Klocki mają być ścierane Pi razy oko równo. Jakaś tam drobna różnica wiadomo jest dopuszczalna, ale mało zauważalna. Jeśli widać gołym okiem, że jeden ma 10%, a drugi jeszcze z 30% czy więcej, to absolutnie nie jest to "normalne zjawisko".
Jak ma wżery , lub korozję i wkręcisz go na siłę , to uszkodzisz uszczelkę i może stracić szczelność . Możesz nie dojechać do domu jak wywali płyn .
Dzięki panowie, nie przyglądałem się dokładnie tłoczkowi nie miałem czasu. Klocek jest nierówno zużyty od strony nadwozia, tzn. z jednej strony brak okładzin, z drugiej coś tam jest. Zewnętrzny klocek jest zużyty równomiernie i jest jeszcze całkiem dużo.
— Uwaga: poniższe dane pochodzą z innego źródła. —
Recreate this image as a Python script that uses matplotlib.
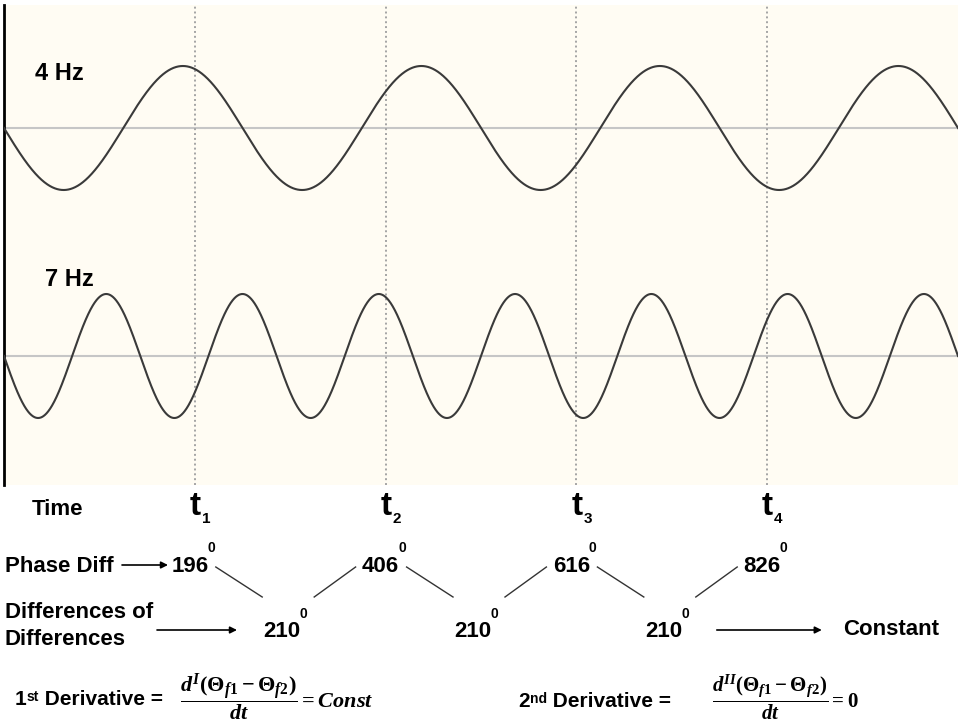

pewnie zle ustawiony krzyzak na tloczku w stosunku do bolca na klocku
zanim cokolwiek zrobisz to odsun delikatnie gumke i napsikaj odrdzewiacza bo wkrecajac uszkodzisz gumke
Skydiverek
07-03-15, 13:01
Jak tłoczek nie jest zapieczony to powinien dość lekko się dać wkręcić. Generalnie za pomocą rąk z delikatna pomocą np dużego wkrętaka. Jak jest zapieczony to już będzie dużo trudniej. Dobrze się wtedy posłużyć kluczem do tłoczków. Tylko że jak jest zapieczony to wkręcanie nie pomoże. Tylko wykręcić i oczyścić lub wymienić. Zależny od stanu.
Tłoczek wyczyściłem na ile mogłem z rdzy, brudu i wkręciłem, poszło większym śrubokrętem, klocki założone. Dziękuję za cenne wskazówki.
Podejrzewam, że nierównomierne zużycie było spowodowane nieprawidłowym montażem, związane z ustawieniem krzyża. Teraz koło działa jak powinno nic nie trzyma.
Skoro bez problemu wkręciłeś to nie było źle.
Tylko jeżeli będą mocne wżery to może zacząć cieknąć.
Pojeździj troszkę i sprawdź czy się nie poci.
Mocne nie są, ale są trzeba to będzie zrobić. W tym miejscu mam pytanie, jak to jest z tymi wkręcanymi tłoczkami? Pod nimi znajduje się płyn, tak jak w zwykłym zacisku, czy zasada działania jest inna? Czy można całkowicie wykręcić, wymienić tłoczek, nie demontując całego zacisku?